In fact, the experts at Gartner predicted half of organizations would not have the data and AI literacy skills to realize business value by 2020. The firm likens a lack of data literacy/fluency to different teams speaking completely different languages and struggling to hold a fluent conversation. Unless everyone throughout a firm “speaks data,” it’s very difficult to collaborate, share insights and drive better business outcomes.

Here are four tips for providing effective employee data fluency training across your workforce.

Lead by Example

A simple — but oft-overlooked — effort is having executives model the behavior they want teams to emulate. In other words, ensure leaders lead by example in their words and actions. This sets the tone for culture and encourages employees to take part.

Assess Fluency to Identify Gaps & Limitations

A basic survey can go a long way toward helping your organization understand existing fluency gaps, barriers and frustrations. Start by asking employees their comfort level with tasks like analyzing data, explaining their findings, making data-driven decisions and communicating with other teams about data-related issues. It’s immensely helpful to get this kind of feedback straight “from the horse’s mouth” rather than acting on assumptions.

Provide Relevant Training by Team

It’s common for various teams throughout an organization to have different fluency levels and areas of expertise before training. This amplifies the need to provide relevant, context-based training on getting the most from data analytics software — rather than a one-size-fits-all education.
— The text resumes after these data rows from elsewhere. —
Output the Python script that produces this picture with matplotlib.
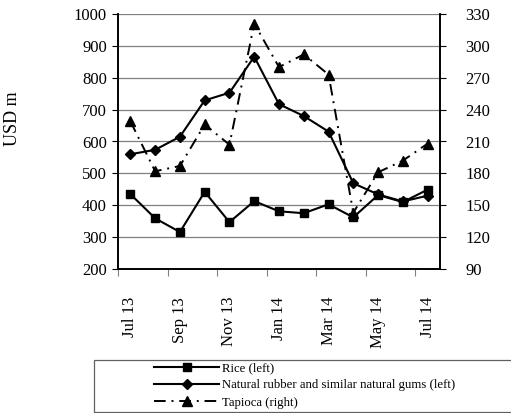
import matplotlib
matplotlib.use("Agg")
import matplotlib.pyplot as plt
from matplotlib.patches import Rectangle

plt.rcParams['font.family'] = ['Liberation Serif', 'DejaVu Serif']

months = ["Jul 13", "Aug 13", "Sep 13", "Oct 13", "Nov 13", "Dec 13", "Jan 14",
          "Feb 14", "Mar 14", "Apr 14", "May 14", "Jun 14", "Jul 14"]
rice = [435, 359, 316, 442, 347, 413, 381, 375, 403, 362, 432, 410, 449]
rubber = [560, 574, 615, 729, 753, 866, 717, 680, 631, 469, 434, 412, 430]
tapioca = [229, 182, 187, 226, 207, 321, 280, 292, 273, 143, 181, 192, 208]

left_ticks = list(range(200, 1001, 100))
right_ticks = list(range(90, 331, 30))

fig = plt.figure(figsize=(5.11, 4.13), dpi=100)
ax = fig.add_axes([118/511, 1 - 269/413, 322/511, 255/413])
ax2 = ax.twinx()

x = list(range(len(months)))
l1, = ax.plot(x, rice, color='black', lw=1.5, marker='s', markersize=6, label='Rice (left)')
l2, = ax.plot(x, rubber, color='black', lw=1.5, marker='D', markersize=5,
              label='Natural rubber and similar natural gums (left)')
l3, = ax2.plot(x, tapioca, color='black', lw=1.4, marker='^', markersize=7,
               linestyle=(0, (6, 3, 1, 3)), label='Tapioca (right)')

ax.set_xlim(-0.5, len(months) - 0.5)
ax.set_ylim(200, 1000)
ax2.set_ylim(90, 330)
ax.set_yticks(left_ticks)
ax2.set_yticks(right_ticks)
ax.yaxis.grid(True, color='#808080', lw=0.9)
ax.set_axisbelow(True)

# tick marks between categories, labels on every other month
ax.set_xticks([i - 0.5 for i in range(0, len(months), 2)])
ax.set_xticklabels([])
ax.set_xticks(x[::2], minor=True)
ax.set_xticklabels(months[::2], minor=True, rotation=90, fontsize=12)
ax.tick_params(axis='x', which='major', length=5, color='#808080')
ax.tick_params(axis='x', which='minor', length=0, pad=20)
ax.tick_params(axis='y', length=4, labelsize=12, pad=4)
ax2.tick_params(axis='y', length=4, labelsize=12, pad=14)

for a in (ax, ax2):
    a.spines['top'].set_visible(False)
    for s in ('left', 'right', 'bottom'):
        a.spines[s].set_linewidth(1.2)

ax.set_ylabel("USD m", fontsize=13)
ax.yaxis.set_label_coords(-0.30, 0.59)

fig.patches.append(Rectangle((94/511, 1/413), 0.84, 52/413, transform=fig.transFigure,
                             fill=False, edgecolor='#606060', lw=0.9))
fig.legend(handles=[l1, l2, l3], loc='upper left', bbox_to_anchor=(154/511, 1 - 362/413),
           frameon=False, fontsize=9.2, handlelength=5.1, handletextpad=0.2,
           labelspacing=0.42, borderpad=0, borderaxespad=0)

fig.savefig("out.png", dpi=100)
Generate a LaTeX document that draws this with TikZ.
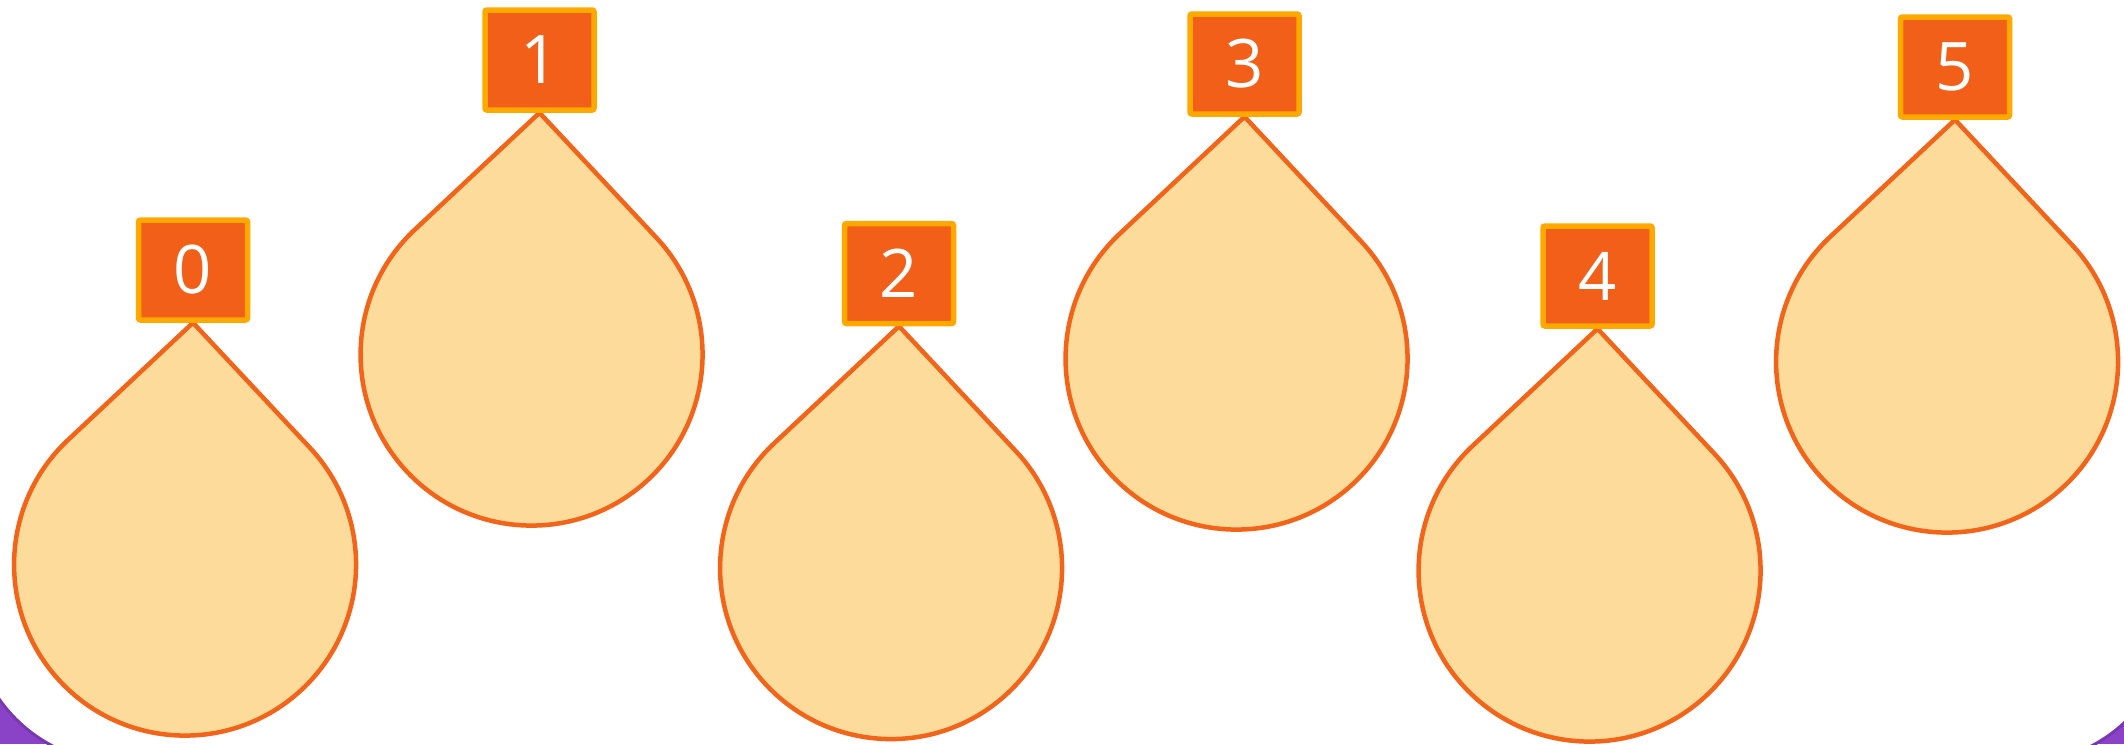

Employees tend to get more value out of examples and lessons tailored to their actual work, plus the lessons will meet them where they already are in terms of data fluency.

One way to do this is by establishing an “academy” to serve as a hub for learning role-specific skills. That is, employees are able to access materials and lessons relevant to their usage of data. As Harvard Business Review notes, taking a more personalized approach tends to ensure the messaging is helpful and relevant, especially compared to a general-purpose learning system that tries to encompass all users at the same time.

A recent Harvard Business Review study sponsored by ThoughtSpot also noted the importance of “engaging all parts of the organization” in data fluency training, including leaders, middle managers and frontline workers. In other words, make sure the trainers themselves have the training they need to facilitate effective training and set a strong example.

Help Employees Question Data Before Making Decisions

How many times throughout history have people mistaken correlation for causation? Hint: Many, many times. Being able to mine data insights is a necessary foundation, but having the confidence to analyze, question and interpret findings requires more than access to tools; it requires literacy and fluency training.

Ensure employees can trace data insights back to the source, an action that’s important for building users’ trust of reporting validity and helping users make sure they are looking at the relevant big picture for the situation at hand.

Measure the Impact of Your Data Fluency Efforts

Just like enterprises seek to measure the return on investment of their overall data initiatives, it’s also highly important to measure the impact of fluency efforts. These metrics will be the ones closely tied to overall business outcomes — like measuring user adoption rates by percentage before, during and after the first wave of data fluency training to see the program’s impact on getting employees to utilize the BI tools at their disposal. It’s also important to look at how users are utilizing analytics software before and after fluency training.

Effective employee data fluency training can have a substantial impact on the business value enterprises are able to attain through AI and analytics — so prioritize it alongside tools and culture using these tips.